By Fr Peter Kwak
Lest I be misunderstood, I preface the article by affirming the utmost importance of doctrinal clarity, which is a sign to us of the solicitude of God who wants us to know that, yes, Emmanuel! God is with us and we are not left alone in the darkness of ignorance or error.
The splendour of the Word of God, who “became flesh” (Jn 1:14), shines through the church’s clear teachings, by which humanity can be guided, without falling victim to relativism, the chaotic consequences of which are all too evident in our present society.
Since Vatican II, some of our practices have changed, starting with how we worship. Other examples include: marriages between Catholics and non-Catholics, as well as funerals for those who have committed suicide.
Unfortunately, however, many mistakenly assumed that these changes evidenced contradictions or ruptures and failed to see the continuity behind the different expressions.
For this reason doctrinal clarity might have been one of the first priorities for St John Paul II and Pope Benedict XVI, so as to dispel the myth of discontinuity.
But another priority was then bound to follow: How do we communicate to the world, beautifully and convincingly, what the Church clearly believes?
Effective preaching requires profound understanding of the audience, in order to persuade them from within, for which reason St Paul aspired to become “all things to all men” (1Cor 9:22).
This is where the importance of dialogue becomes paramount and ought to be accentuated, even at the perceived (not actual) expense of doctrinal clarity at times, for the sake of engendering, through processes which are far from “neat and tidy,” new expressions which are inspired and efficacious.
I think of a gym analogy. The ideals of health and fitness do not change, except by way of continuous development. But a gym from which the vast majority feel alienated isn’t exactly serving its purpose.
Innovative approaches are required so that the unhealthy/unfit can feel a sense of belonging and start to move in the right direction. The emphasis might need to shift at times from the ideals of health and fitness, which no one attains instantly, to the art of accompaniment which is conducive to authentic progress.
The latter would require patience but, as Pope Francis puts it, “time is greater than space!”
A litany of culture war issues have gone against church teachings over the past several decades, thereby entrenching a culture of death in our midst.
But one of the biggest failures by the church might have been poor preaching/catechesis, which conveyed insufficient depth or meaning, rather than any lack of doctrinal clarity per se.
We were out-narrated by those who, either knowingly or unknowingly, undermined the Word of God!

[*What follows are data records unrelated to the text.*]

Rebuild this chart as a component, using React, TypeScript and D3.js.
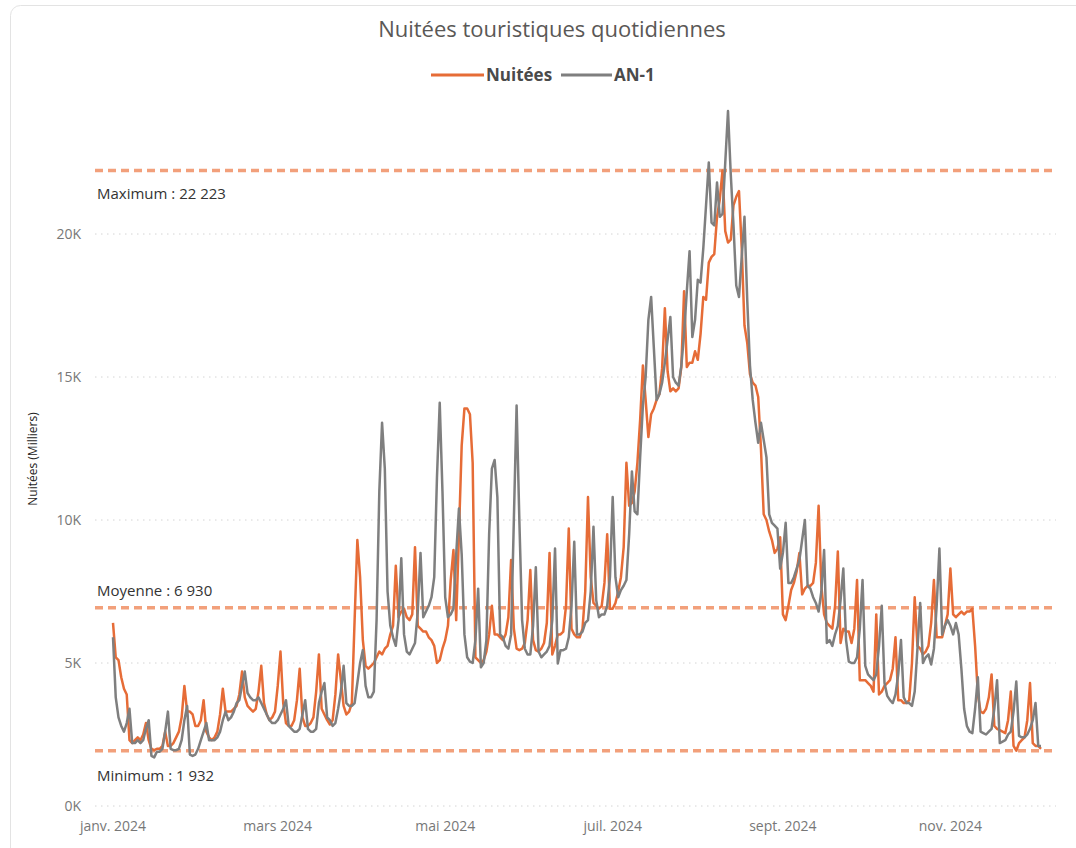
import React from 'react';
import * as d3 from 'd3';

// first day of the series, one value per day after it
const startDate = new Date(2024, 0, 1);

// Nuitées 2024 (one row = one week, Monday to Sunday)
const nuitees: number[] = [
  6400, 5200, 5100, 4500, 4100, 3900, 2300,
  2200, 2300, 2400, 2300, 2500, 2900, 2300,
  2000, 1950, 2000, 2000, 2100, 2600, 2100,
  2100, 2200, 2400, 2600, 3100, 4200, 3300,
  3300, 3200, 2800, 2800, 3000, 3700, 2600,
  2400, 2300, 2400, 2600, 3200, 4100, 3300,
  3300, 3300, 3400, 3500, 3900, 4700, 3800,
  3500, 3400, 3300, 3400, 4000, 4900, 3600,
  3200, 3000, 3100, 3300, 4200, 5400, 3600,
  2900, 2800, 2800, 3000, 3700, 4800, 3100,
  2800, 2800, 2900, 3100, 4000, 5300, 3400,
  3200, 3000, 2850, 3000, 3900, 5300, 4400,
  3500, 3200, 3300, 3600, 6500, 9300, 8000,
  5800, 4900, 4800, 4900, 5000, 5200, 5400,
  5300, 5500, 5600, 6000, 6300, 8400, 6600,
  6800, 6900, 6600, 6500, 6700, 9050, 6300,
  6200, 6100, 6100, 5900, 5800, 5600, 5000,
  5100, 5500, 5800, 6300, 7900, 8950, 6500,
  9500, 12600, 13900, 13900, 13700, 12000, 5200,
  5100, 5000, 5100, 5400, 6000, 7000, 6000,
  6000, 5900, 5800, 6000, 6600, 8600, 6200,
  5500, 5450, 5500, 5700, 6500, 8250, 5800,
  5450, 5400, 5500, 5700, 6400, 8850, 5300,
  5600, 6000, 6000, 6100, 7000, 9700, 6200,
  6000, 5900, 5900, 6200, 7500, 10800, 8000,
  7100, 7000, 6900, 7000, 7800, 9500, 6900,
  6900, 7100, 7500, 8000, 9050, 12000, 10500,
  10600, 11000, 12000, 13500, 15400, 14200, 12900,
  13700, 13900, 14200, 14400, 15300, 17400, 15200,
  14500, 14600, 14500, 14600, 15350, 18000, 15350,
  15500, 15500, 15900, 15600, 16500, 17800, 17700,
  19000, 19200, 19300, 20600, 21200, 22223, 20100,
  19700, 19800, 21000, 21300, 21500, 19500, 16800,
  16200, 15100, 14800, 14700, 14300, 12500, 10200,
  10000, 9600, 9300, 8850, 9000, 9400, 6700,
  6500, 7000, 7550, 7800, 8200, 8850, 7400,
  7600, 7700, 7700, 7800, 8500, 10500, 7700,
  6700, 6400, 6300, 6200, 7000, 8900, 5700,
  6200, 6100, 6100, 5700, 6200, 7900, 4400,
  4400, 4400, 4300, 4200, 4000, 6700, 3900,
  4000, 4200, 4300, 4400, 4800, 5900, 3700,
  3700, 3600, 3600, 3700, 5000, 7300, 5600,
  5500, 5300, 5400, 5600, 6400, 7900, 5900,
  5900, 5900, 6300, 6700, 8300, 6700, 6600,
  6700, 6800, 6700, 6800, 6800, 6900, 5600,
  3900, 3300, 3250, 3400, 3800, 4600, 2800,
  2700, 2650, 2600, 2550, 3000, 4000, 2100,
  1932, 2200, 2300, 2400, 3000, 4300, 2200,
  2100, 2100, 2000,
];

// AN-1, same calendar dates one year earlier
const an1: number[] = [
  5900, 3800, 3100, 2800, 2600, 2900, 3400,
  2200, 2200, 2300, 2200, 2300, 2700, 3000,
  1750, 1700, 1900, 1900, 2000, 2600, 3300,
  2000, 1950, 1950, 2000, 2300, 3000, 3500,
  1800, 1750, 1800, 2000, 2300, 2600, 2900,
  2300, 2300, 2300, 2400, 2600, 3000, 3300,
  3000, 3100, 3300, 3600, 3700, 4200, 4700,
  3950, 3800, 3700, 3700, 3800, 3600, 3400,
  3200, 3000, 2900, 2900, 3000, 3200, 3400,
  3700, 2800, 2700, 2600, 2600, 2700, 3200,
  3700, 2700, 2600, 2600, 2700, 3600, 4000,
  4300, 3100, 3000, 2800, 2900, 3400, 4000,
  4900, 3600, 3500, 3500, 3600, 4300, 5000,
  5450, 4200, 3800, 3800, 4000, 6500, 11000,
  13400, 11800, 7500, 6300, 5900, 5600, 6500,
  8660, 6000, 5400, 5300, 5500, 5700, 6800,
  8850, 6600, 6800, 7000, 7300, 8000, 11500,
  14100, 11000, 7300, 6600, 6700, 6900, 8800,
  10400, 8800, 6000, 5200, 5050, 5000, 5800,
  7600, 4850, 5000, 5800, 9500, 11800, 12100,
  10800, 6000, 5900, 5600, 5500, 6000, 10000,
  14000, 10000, 6500, 5500, 5300, 5300, 6300,
  8350, 5400, 5200, 5300, 5400, 5600, 6500,
  9000, 4980, 5450, 5450, 5500, 5900, 7000,
  9240, 6000, 6000, 6100, 6400, 6500, 7500,
  9760, 7200, 6600, 6700, 6700, 7000, 8000,
  10800, 8000, 7300, 7550, 7700, 7900, 9500,
  11700, 10300, 10200, 12200, 14000, 15000, 17000,
  17800, 16000, 14200, 14400, 14800, 15500, 16300,
  17100, 15000, 14800, 14700, 15400, 16500, 18000,
  19400, 16400, 17000, 18400, 18300, 19500, 21000,
  22500, 20400, 20300, 21800, 20600, 20700, 22500,
  24300, 22100, 20300, 18200, 17800, 19200, 20600,
  17700, 15400, 14200, 13400, 12700, 13400, 12800,
  12200, 10200, 9900, 9800, 9700, 8300, 8850,
  9900, 7800, 7800, 8000, 8300, 8600, 9300,
  10000, 7700, 7600, 7300, 7100, 6800, 7500,
  8950, 5700, 5800, 5600, 6000, 6300, 7200,
  8300, 5800, 5050, 5000, 5000, 5200, 6200,
  7900, 4900, 4600, 4500, 4400, 4600, 5600,
  7000, 4300, 3850, 3700, 3600, 3900, 4600,
  5800, 3800, 3600, 3600, 3500, 4000, 5500,
  7100, 5000, 5200, 5300, 4950, 5500, 7000,
  9000, 6000, 6300, 6500, 6300, 6000, 6400,
  6000, 4800, 3400, 2800, 2600, 2550, 3400,
  4500, 2600, 2550, 2500, 2600, 2700, 3400,
  4400, 2200, 2250, 2300, 2500, 2600, 3300,
  4350, 2450, 2400, 2400, 2500, 2700, 3000,
  3600, 2100, 2100,
];

const seriesNames = ['Nuitées', 'AN-1'];

const yTicks = [0, 5000, 10000, 15000, 20000];

const monthTicks = [
  new Date(2024, 0, 1), new Date(2024, 2, 1), new Date(2024, 4, 1),
  new Date(2024, 6, 1), new Date(2024, 8, 1), new Date(2024, 10, 1),
];
const monthLabels = ['janv. 2024', 'mars 2024', 'mai 2024', 'juil. 2024', 'sept. 2024', 'nov. 2024'];

const refNames = ['Maximum', 'Moyenne', 'Minimum'];
const refValues = [22223, 6930, 1932];

export default class App extends React.Component {
  svgRef = React.createRef<SVGSVGElement>();

  sizing = {
    width: 1076,
    height: 848,
    plotLeft: 113,
    plotRight: 1041,
    plotTop: 91,
    plotBottom: 806,
    gridLeft: 95,
    gridRight: 1056,
  };

  colors = {
    nuitees: '#E66C37',
    an1: '#7F7F7F',
    ref: '#F2A07B',
    grid: '#D4D4D4',
    tick: '#777777',
    text: '#333333',
    title: '#5A5856',
  };

  font = "'Segoe UI', 'Open Sans', sans-serif";

  setupDom(): void {
    const {sizing, colors, font} = this;
    const svg = d3.select(this.svgRef.current);
    svg.selectAll('*').remove();

    const dates = nuitees.map((_, i) => d3.timeDay.offset(startDate, i));
    const fr = d3.formatLocale({decimal: ',', thousands: ' ', grouping: [3], currency: ['', ' €']}).format(',d');

    const xScale = d3.scaleTime()
      .domain([dates[0], dates[dates.length - 1]])
      .range([sizing.plotLeft, sizing.plotRight]);

    const yScale = d3.scaleLinear()
      .domain([0, 25000])
      .range([sizing.plotBottom, sizing.plotTop]);

    // card
    svg.append('rect')
      .attr('x', 10.5)
      .attr('y', 5.5)
      .attr('width', 1090)
      .attr('height', 870)
      .attr('rx', 10)
      .attr('fill', '#ffffff')
      .attr('stroke', '#E3E3E3');

    svg.append('text')
      .attr('x', 552)
      .attr('y', 37)
      .attr('text-anchor', 'middle')
      .attr('font-family', font)
      .attr('font-size', '22px')
      .attr('fill', colors.title)
      .text('Nuitées touristiques quotidiennes');

    // legend
    const legendItems = [
      {name: seriesNames[0], color: colors.nuitees, x1: 431, x2: 484},
      {name: seriesNames[1], color: colors.an1, x1: 561, x2: 612},
    ];
    legendItems.forEach(item => {
      svg.append('line')
        .attr('x1', item.x1)
        .attr('x2', item.x2)
        .attr('y1', 75)
        .attr('y2', 75)
        .attr('stroke', item.color)
        .attr('stroke-width', 3);
      svg.append('text')
        .attr('x', item.x2 + 2)
        .attr('y', 81)
        .attr('font-family', font)
        .attr('font-size', '17px')
        .attr('font-weight', 'bold')
        .attr('fill', '#4A4A4A')
        .text(item.name);
    });

    // grid + y ticks
    const grid = svg.append('g');
    yTicks.forEach(t => {
      grid.append('line')
        .attr('x1', sizing.gridLeft)
        .attr('x2', sizing.gridRight)
        .attr('y1', yScale(t))
        .attr('y2', yScale(t))
        .attr('stroke', colors.grid)
        .attr('stroke-width', 1)
        .attr('stroke-dasharray', '1.5 4.5');
      grid.append('text')
        .attr('x', 81)
        .attr('y', yScale(t) + 5)
        .attr('text-anchor', 'end')
        .attr('font-family', font)
        .attr('font-size', '14px')
        .attr('fill', colors.tick)
        .text(`${t / 1000}K`);
    });

    svg.append('text')
      .attr('transform', `translate(37, 459) rotate(-90)`)
      .attr('text-anchor', 'middle')
      .attr('font-family', font)
      .attr('font-size', '12px')
      .attr('fill', '#252423')
      .text('Nuitées (Milliers)');

    monthTicks.forEach((m, i) => {
      svg.append('text')
        .attr('x', xScale(m))
        .attr('y', 831)
        .attr('text-anchor', 'middle')
        .attr('font-family', font)
        .attr('font-size', '14px')
        .attr('fill', colors.tick)
        .text(monthLabels[i]);
    });

    // reference lines (max / mean / min)
    const labelOffsets = [29, -12, 30];
    refValues.forEach((v, i) => {
      svg.append('line')
        .attr('x1', sizing.gridLeft)
        .attr('x2', sizing.gridRight)
        .attr('y1', yScale(v))
        .attr('y2', yScale(v))
        .attr('stroke', colors.ref)
        .attr('stroke-width', 3.5)
        .attr('stroke-dasharray', '8 5');
      svg.append('text')
        .attr('x', 97)
        .attr('y', yScale(v) + labelOffsets[i])
        .attr('font-family', font)
        .attr('font-size', '15px')
        .attr('fill', colors.text)
        .text(`${refNames[i]} : ${fr(v)}`);
    });

    const line = d3.line<number>()
      .x((_, i) => xScale(dates[i]))
      .y(d => yScale(d));

    svg.append('path')
      .datum(nuitees)
      .attr('fill', 'none')
      .attr('stroke', colors.nuitees)
      .attr('stroke-width', 2.5)
      .attr('stroke-linejoin', 'round')
      .attr('d', line);

    svg.append('path')
      .datum(an1)
      .attr('fill', 'none')
      .attr('stroke', colors.an1)
      .attr('stroke-width', 2.5)
      .attr('stroke-linejoin', 'round')
      .attr('d', line);
  }

  componentDidMount(): void {
    this.setupDom();
  }

  render(): React.ReactNode {
    const {width, height} = this.sizing;
    return (
      <svg
        ref={this.svgRef}
        width={width}
        height={height}
        style={{position: 'absolute', left: 0, top: 0, background: '#ffffff'}}
      />
    );
  }
}
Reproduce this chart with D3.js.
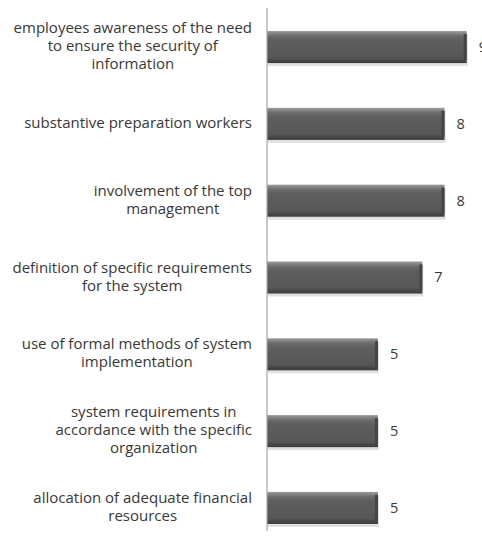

Therefore, when it comes to the proclamation of the Gospel, there is nothing un-Catholic about a pope who, in continuity with the body of other popes before him, discerns that adventurous engagement might be preferable to risk-free consolidation right now.
PS: Yes, I believe that the controversial footnote in Amoris Laetitia means what it appears to mean! But this signals a change of practice, under certain circumstances, rather than a change of belief.
Any change in practice always runs the risk of reviving the myth of discontinuity, hence the reason why Pope Francis specifically asked for the document to be “read patiently and carefully” (7, AL).
What he really wants might be for the enduring continuity of Catholicism, inclusively of our sacramental/moral theology, to be grasped evermore clearly, starting from the sanctuary of our conscience.
Fr Peter Kwak is parish priest of Regina Coeli parish, Beverly Hills.